State CIOs to advise on homeland
- By Dibya Sarkar
- May 24, 2002
Office of Homeland Security
Chief information officers from state governments have been asked to form
a small working group to help the federal government on technology-related
homeland security matters, including the creation of a national plan.
The request came following a meeting May 23 between members of the National
Association of State Chief Information Officers and Bush administration
officials.
Steve Cooper, senior director of information integration and CIO for
the Office of Homeland Security, asked NASCIO representatives to form the
advisory group to help him and Treasury Department CIO Jim Flyzik, who is
on detail to the homeland office.
Rock Regan, NASCIO president and Connecticut's CIO, said he will "try
to put together a team that can be very supportive and available. Their
timeline is very tight, so it's something that we have to have some commitment
to." He said he promised Cooper that he will respond by next week.
"We're the ones providing the infrastructure to make sure the information
flows, so I think that as the homeland [office] starts to [create] the document
— the national strategy — and some guidelines around it, we want to be
involved early to make sure that what they're putting in place is actually
doable from our perspective," Regan said, adding that the working group
will be composed of four or five people.
A first draft of the national strategy is due to President Bush by the
end of June, and a senior administration official said earlier this month
that the plan — outlining how the Office of Homeland Security expects to
use information technology to help secure the nation from terrorist attacks
— may not address all the concerns of federal agencies and state and local
governments.
Eight state CIOs were in Washington, D.C, May 22 and 23 to meet with
members of Congress and their staffs as well as executive branch officials.

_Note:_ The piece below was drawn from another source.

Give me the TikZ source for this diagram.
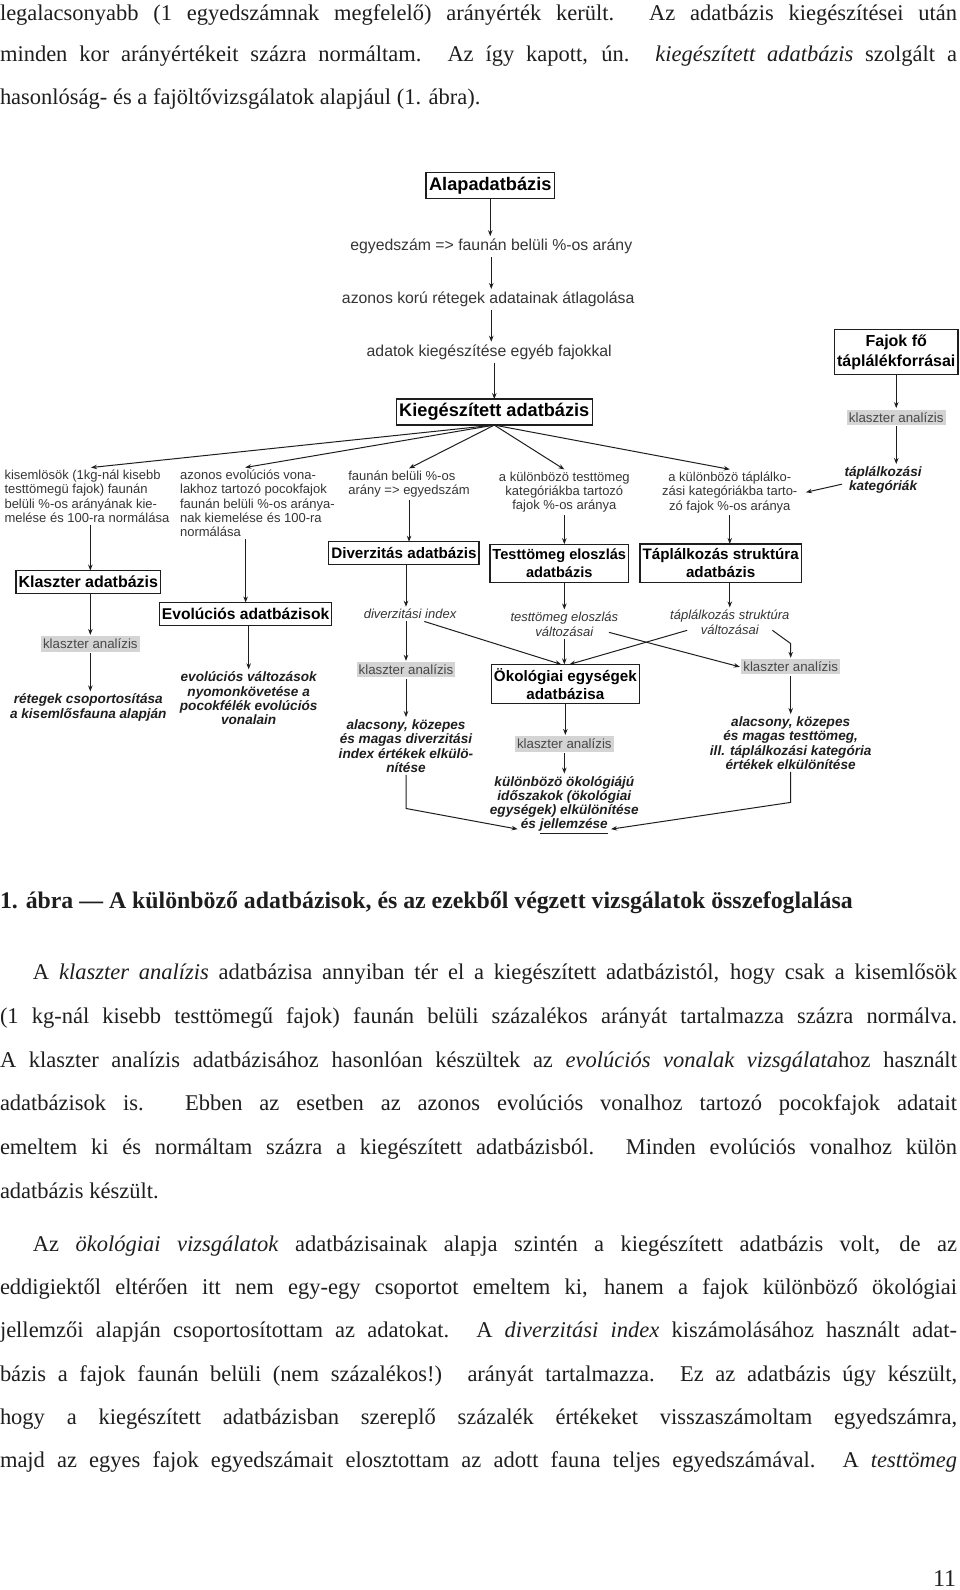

Regan characterized it as an "educational outreach" to the federal government
on specific issues, including homeland security, e-government, identity
security, cybersecurity, federal funding procedures regarding IT, and the
Health Insurance Portability and Accountability Act of 1996.
Kentucky CIO Aldona Valicenti said the trip — which was the second
such trip in six months and which NASCIO intends to make an annual event
— is intended as "an offer to legislators that we're a resource" so they
can have a "much deeper understanding" of how states do business.
NASCIO representatives, during a roundtable discussion with journalists,
said they had more than 30 meetings in the two days. In addition to Cooper,
the group met with John Tritak, director of the Critical Infrastructure
Assurance Office; Mark Forman, the Office of Management and Budget's associate
director of IT and e-government; David McClure, director of IT management
issues at the General Accounting Office; and representatives from the Federal
Emergency Management Agency, the Environmental Protection Agency, the FBI,
the CIA and the Justice Department.
The meetings between federal and state representatives are significant
because historically, the governments have been resistant to share information
and work together. Regan said meetings with executive branch officials were
particularly "amazing" and "continue to get better."